Susan's face was set very hard; she didn't look like a schoolgirl now, but more like one of those female magistrates who are always sending someone to jail without the option so that no one will be able to accuse them of womanly softheartedness.
"You must tell her now." She looked like her mother: the soft curves of her face seemed to change to straight lines and her mouth became tight and disciplined - not exactly cruel, but set in an expression of judgement.
Alice had come home the day before me and had been taken to the hospital in the middle of the night. I never did find out what the illness was; it wasn't cancer but it was some kind of internal swelling that was quite serious - serious enough for an operation - but not serious enough for the doctors to give her the dope necessary to keep away the pain. She was waiting for the operation now, and wasn't allowed any visitors except for family. I hadn't written her because she'd sent me a note saying that it was wisest not to; but my conscience troubled me about it because I knew that she didn't really expect me to take her at her word.
"Do you hear me, Joe?" Susan's voice had a shrill note. "Tell her now. She's not going to die. If you don't write to her straightaway I really have finished with you this time. I mean it."
"Shut up. I'll do what I promised - I'll finish the affair once and for all. When she comes out of hospital. And face to face. Not by letter. That's cowardly."
Susan stood up. "You're absolutely hateful and despicable. You won't do anything I ask you to, and now you're going back to this - this old woman just because she's supposed to be ill. I wish I'd never met you. You've spoilt France for me and now that I'm happy again you're doing this . I hate you, I hate you, I hate you - " She burst into tears. "I'm going. I don't want to see you again. You never loved me - "
I took hold of her roughly, then slapped her hard on the face. She gave a little cry of surprise, then flew at me with her nails. I held her off easily.
"You're not going," I said. "And I'm not going to do what you asked me either. I love you, you silly bitch, and I'm the one who says what's to be done. Now and in the future."
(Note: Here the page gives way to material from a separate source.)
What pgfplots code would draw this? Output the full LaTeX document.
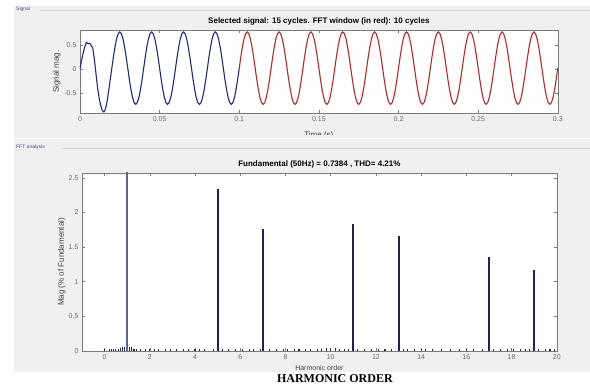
\documentclass[border=0pt]{standalone}
\usepackage{fontspec}
\setmainfont{Liberation Sans}
\newfontfamily\timesfont{Liberation Serif}
\usepackage{pgfplots}
\pgfplotsset{compat=1.18}
\definecolor{panel}{HTML}{F0F0F0}
\definecolor{sigblue}{HTML}{1F2A7A}
\definecolor{sigred}{HTML}{B02A2A}
\definecolor{barblue}{HTML}{1C2455}
\definecolor{fundblue}{HTML}{5A6490}
\definecolor{tickgray}{HTML}{6A6A6A}
\definecolor{boxgray}{HTML}{7A7A7A}
\definecolor{panellabel}{HTML}{3A4A8A}
\pgfplotsset{
  matlab/.style={
    scale only axis,
    axis line style={boxgray},
    tick style={boxgray, line width=0.5pt},
    tick align=inside,
    major tick length=3pt,
    ticklabel style={font=\fontsize{7}{8}\selectfont, text=tickgray},
    /pgf/number format/assume math mode=true,
    label style={font=\fontsize{8}{9}\selectfont, text=black!75},
    title style={font=\fontsize{8}{9}\selectfont\bfseries, at={(0.5,1)}, anchor=south, yshift=-4.5pt},
    scaled ticks=false,
    axis background/.style={fill=white},
  }
}
\begin{document}
\begin{tikzpicture}
\begin{scope}[x=1pt,y=1pt]
\fill[white] (0,0) rectangle (590,387);
\fill[panel] (14,15) rectangle (590,381);
\draw[gray!35] (40,377) -- (590,377);
\node[anchor=west, inner sep=0pt, font=\fontsize{5}{6}\selectfont, text=panellabel] at (16,377.5) {Signal};
\end{scope}

\begin{axis}[matlab,
  at={(80pt,274pt)}, anchor=south west,
  width=478pt, height=83pt,
  xmin=0, xmax=0.3, ymin=-0.92, ymax=0.82,
  xtick={0,0.05,0.1,0.15,0.2,0.25,0.3},
  xticklabels={0,0.05,0.1,0.15,0.2,0.25,0.3},
  ytick={-0.5,0,0.5}, yticklabels={-0.5,0,0.5},
  title={Selected signal: 15 cycles. FFT window (in red): 10 cycles},
  xlabel={Time (s)},
  xlabel style={at={(axis description cs:0.5,0)}, anchor=north, yshift=-15pt},
  ylabel={Signal mag.},
  ylabel style={at={(axis description cs:0,0.5)}, anchor=center, rotate=0, yshift=0pt, xshift=0pt},
  ylabel style={at={(axis description cs:0,0.5)}, anchor=south, yshift=16pt},
]
\addplot[sigblue, line width=1.1pt] coordinates {
(0,0)(0.001,0.18)(0.002,0.34)(0.003,0.46)(0.004,0.56)(0.005,0.53)(0.006,0.54)(0.007,0.50)(0.008,0.44)(0.009,0.22)
(0.010,-0.08)(0.011,-0.38)(0.012,-0.60)(0.013,-0.76)(0.014,-0.87)(0.015,-0.90)(0.016,-0.84)(0.017,-0.68)(0.018,-0.46)(0.019,-0.22)
(0.020,0.02)(0.021,0.255)(0.022,0.467)(0.023,0.635)(0.024,0.743)(0.025,0.78)(0.026,0.743)(0.027,0.635)(0.028,0.467)(0.029,0.255)(0.030,0.02)(0.031,-0.215)(0.032,-0.427)(0.033,-0.595)(0.034,-0.703)(0.035,-0.74)(0.036,-0.703)(0.037,-0.595)(0.038,-0.427)(0.039,-0.215)
(0.040,0.02)(0.041,0.255)(0.042,0.467)(0.043,0.635)(0.044,0.743)(0.045,0.78)(0.046,0.743)(0.047,0.635)(0.048,0.467)(0.049,0.255)(0.050,0.02)(0.051,-0.215)(0.052,-0.427)(0.053,-0.595)(0.054,-0.703)(0.055,-0.74)(0.056,-0.703)(0.057,-0.595)(0.058,-0.427)(0.059,-0.215)
(0.060,0.02)(0.061,0.255)(0.062,0.467)(0.063,0.635)(0.064,0.743)(0.065,0.78)(0.066,0.743)(0.067,0.635)(0.068,0.467)(0.069,0.255)(0.070,0.02)(0.071,-0.215)(0.072,-0.427)(0.073,-0.595)(0.074,-0.703)(0.075,-0.74)(0.076,-0.703)(0.077,-0.595)(0.078,-0.427)(0.079,-0.215)
(0.080,0.02)(0.081,0.255)(0.082,0.467)(0.083,0.635)(0.084,0.743)(0.085,0.78)(0.086,0.743)(0.087,0.635)(0.088,0.467)(0.089,0.255)(0.090,0.02)(0.091,-0.215)(0.092,-0.427)(0.093,-0.595)(0.094,-0.703)(0.095,-0.74)(0.096,-0.703)(0.097,-0.595)(0.098,-0.427)(0.099,-0.215)(0.100,0.02)
};
\addplot[sigred, line width=1.1pt] coordinates {
(0.100,0.02)(0.101,0.255)(0.102,0.467)(0.103,0.635)(0.104,0.743)(0.105,0.78)(0.106,0.743)(0.107,0.635)(0.108,0.467)(0.109,0.255)(0.110,0.02)(0.111,-0.215)(0.112,-0.427)(0.113,-0.595)(0.114,-0.703)(0.115,-0.74)(0.116,-0.703)(0.117,-0.595)(0.118,-0.427)(0.119,-0.215)
(0.120,0.02)(0.121,0.255)(0.122,0.467)(0.123,0.635)(0.124,0.743)(0.125,0.78)(0.126,0.743)(0.127,0.635)(0.128,0.467)(0.129,0.255)(0.130,0.02)(0.131,-0.215)(0.132,-0.427)(0.133,-0.595)(0.134,-0.703)(0.135,-0.74)(0.136,-0.703)(0.137,-0.595)(0.138,-0.427)(0.139,-0.215)
(0.140,0.02)(0.141,0.255)(0.142,0.467)(0.143,0.635)(0.144,0.743)(0.145,0.78)(0.146,0.743)(0.147,0.635)(0.148,0.467)(0.149,0.255)(0.150,0.02)(0.151,-0.215)(0.152,-0.427)(0.153,-0.595)(0.154,-0.703)(0.155,-0.74)(0.156,-0.703)(0.157,-0.595)(0.158,-0.427)(0.159,-0.215)
(0.160,0.02)(0.161,0.255)(0.162,0.467)(0.163,0.635)(0.164,0.743)(0.165,0.78)(0.166,0.743)(0.167,0.635)(0.168,0.467)(0.169,0.255)(0.170,0.02)(0.171,-0.215)(0.172,-0.427)(0.173,-0.595)(0.174,-0.703)(0.175,-0.74)(0.176,-0.703)(0.177,-0.595)(0.178,-0.427)(0.179,-0.215)
(0.180,0.02)(0.181,0.255)(0.182,0.467)(0.183,0.635)(0.184,0.743)(0.185,0.78)(0.186,0.743)(0.187,0.635)(0.188,0.467)(0.189,0.255)(0.190,0.02)(0.191,-0.215)(0.192,-0.427)(0.193,-0.595)(0.194,-0.703)(0.195,-0.74)(0.196,-0.703)(0.197,-0.595)(0.198,-0.427)(0.199,-0.215)
(0.200,0.02)(0.201,0.255)(0.202,0.467)(0.203,0.635)(0.204,0.743)(0.205,0.78)(0.206,0.743)(0.207,0.635)(0.208,0.467)(0.209,0.255)(0.210,0.02)(0.211,-0.215)(0.212,-0.427)(0.213,-0.595)(0.214,-0.703)(0.215,-0.74)(0.216,-0.703)(0.217,-0.595)(0.218,-0.427)(0.219,-0.215)
(0.220,0.02)(0.221,0.255)(0.222,0.467)(0.223,0.635)(0.224,0.743)(0.225,0.78)(0.226,0.743)(0.227,0.635)(0.228,0.467)(0.229,0.255)(0.230,0.02)(0.231,-0.215)(0.232,-0.427)(0.233,-0.595)(0.234,-0.703)(0.235,-0.74)(0.236,-0.703)(0.237,-0.595)(0.238,-0.427)(0.239,-0.215)
(0.240,0.02)(0.241,0.255)(0.242,0.467)(0.243,0.635)(0.244,0.743)(0.245,0.78)(0.246,0.743)(0.247,0.635)(0.248,0.467)(0.249,0.255)(0.250,0.02)(0.251,-0.215)(0.252,-0.427)(0.253,-0.595)(0.254,-0.703)(0.255,-0.74)(0.256,-0.703)(0.257,-0.595)(0.258,-0.427)(0.259,-0.215)
(0.260,0.02)(0.261,0.255)(0.262,0.467)(0.263,0.635)(0.264,0.743)(0.265,0.78)(0.266,0.743)(0.267,0.635)(0.268,0.467)(0.269,0.255)(0.270,0.02)(0.271,-0.215)(0.272,-0.427)(0.273,-0.595)(0.274,-0.703)(0.275,-0.74)(0.276,-0.703)(0.277,-0.595)(0.278,-0.427)(0.279,-0.215)
(0.280,0.02)(0.281,0.255)(0.282,0.467)(0.283,0.635)(0.284,0.743)(0.285,0.78)(0.286,0.743)(0.287,0.635)(0.288,0.467)(0.289,0.255)(0.290,0.02)(0.291,-0.215)(0.292,-0.427)(0.293,-0.595)(0.294,-0.703)(0.295,-0.74)(0.296,-0.703)(0.297,-0.595)(0.298,-0.427)(0.299,-0.215)
(0.300,0.02)
};
\end{axis}

\begin{scope}[x=1pt,y=1pt]
\fill[panel] (14,246) rectangle (590,252);
\fill[white!70!panel] (14,247.5) rectangle (590,249);
\draw[gray!35] (62,239) -- (590,239);
\node[anchor=west, inner sep=0pt, font=\fontsize{5}{6}\selectfont, text=panellabel] at (16,239.5) {FFT analysis};
\end{scope}

\begin{axis}[matlab,
  at={(82pt,36pt)}, anchor=south west,
  width=475pt, height=178pt,
  xmin=-1, xmax=20, ymin=0, ymax=2.57,
  xtick={0,2,4,6,8,10,12,14,16,18,20},
  xticklabels={0,2,4,6,8,10,12,14,16,18,20},
  ytick={0,0.5,1,1.5,2,2.5}, yticklabels={0,0.5,1,1.5,2,2.5},
  title={Fundamental (50Hz) = 0.7384 , THD= 4.21\%},
  xlabel={Harmonic order},
  xlabel style={at={(axis description cs:0.5,0)}, anchor=north, yshift=-13.5pt, font=\fontsize{7}{7}\selectfont, inner sep=0.5pt},
  ylabel={Mag (\% of Fundamental)},
  ylabel style={at={(axis description cs:0,0.5)}, anchor=south, yshift=13pt},
]
\addplot[ycomb, barblue, line width=1.1pt] coordinates {
(0,0.03)(0.2,0.02)(0.3,0.03)(0.4,0.02)(0.5,0.03)(0.6,0.02)(0.7,0.04)(0.8,0.05)(0.9,0.06)(1.1,0.06)(1.2,0.05)(1.3,0.03)(1.4,0.02)(1.6,0.02)(1.8,0.03)(2.0,0.02)(2.2,0.02)(2.4,0.03)(2.7,0.02)(2.9,0.02)(3.2,0.02)(3.5,0.03)(3.7,0.02)(4.0,0.02)(4.2,0.03)(4.4,0.02)(4.8,0.02)(5.2,0.02)(5.5,0.03)(5.8,0.02)(6.1,0.03)(6.4,0.02)(6.6,0.03)(6.9,0.02)(7.3,0.02)(7.6,0.03)(7.9,0.02)(8.1,0.03)(8.4,0.02)(8.6,0.02)(8.9,0.03)(9.1,0.02)(9.4,0.03)(9.6,0.03)(9.8,0.04)(10.0,0.03)(10.2,0.04)(10.4,0.03)(10.6,0.02)(10.8,0.02)(11.2,0.03)(11.5,0.02)(11.8,0.03)(12.1,0.02)(12.4,0.03)(12.7,0.02)(13.2,0.03)(13.4,0.02)(13.7,0.02)(14.0,0.03)(14.2,0.02)(14.5,0.02)(14.9,0.02)(15.3,0.02)(15.7,0.03)(16.0,0.02)(16.3,0.03)(16.7,0.02)(17.2,0.03)(17.5,0.02)(17.8,0.03)(18.1,0.02)(18.4,0.03)(18.6,0.02)(18.8,0.02)(19.2,0.03)(19.5,0.02)(19.7,0.02)(19.9,0.03)
};
\addplot[ycomb, fundblue, line width=2pt] coordinates {(1,100)};
\addplot[ycomb, barblue, line width=2pt] coordinates {
(5,2.34)(7,1.76)(11,1.83)(13,1.66)(17,1.36)(19,1.17)
};
\end{axis}

\begin{scope}[x=1pt,y=1pt]
\fill[white] (14,0) rectangle (590,15);
\node[font=\timesfont\fontsize{12}{13}\selectfont\bfseries, anchor=base] at (335,4) {HARMONIC ORDER};
\end{scope}
\end{tikzpicture}
\end{document}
"Let me go," she said. "I'll scream for help. You can't make me stay against my will." She started to struggle. Her black hair was dishevelled and her brown eyes were gleaming with anger, changed into a tigerish topaz. I shook her as hard as I could. I'd done it in play before, when she'd asked me to hurt her, please hurt her; but this time I was in brutal earnest, and when I'd finished she was breathless and half fainting. Then I kissed her, biting her lips till I tasted blood. Her arms tightened round my neck and she let herself fall to the ground. This time she did not play the frightened virgin; this time I had no scruples, no horizon but the hot lunacy of my own instincts.
"You hurt me," she said when I came to my senses afterwards, my whole body empty and exhausted. "You hurt me and you took all my clothes - look, I'm bleeding here - and here - and here. Oh Joe I love you with all of me now, every little bit of me is yours. You won't need her any more, will you?"
She laughed. It was a low gurgling laugh. It was full of physical contentment. "Tell her when she comes out of hospital if you like, darling. You won't need her any more, I know that." She smiled at me; the smile radiated an almost savage well-being.
"I won't need her any more," I repeated dully. There was a taste of blood in my mouth and my hand was bleeding where she'd scratched it. The sun was hurting my eyes now, and the bracken round the clearing seemed actually to be growing taller and closing in on me.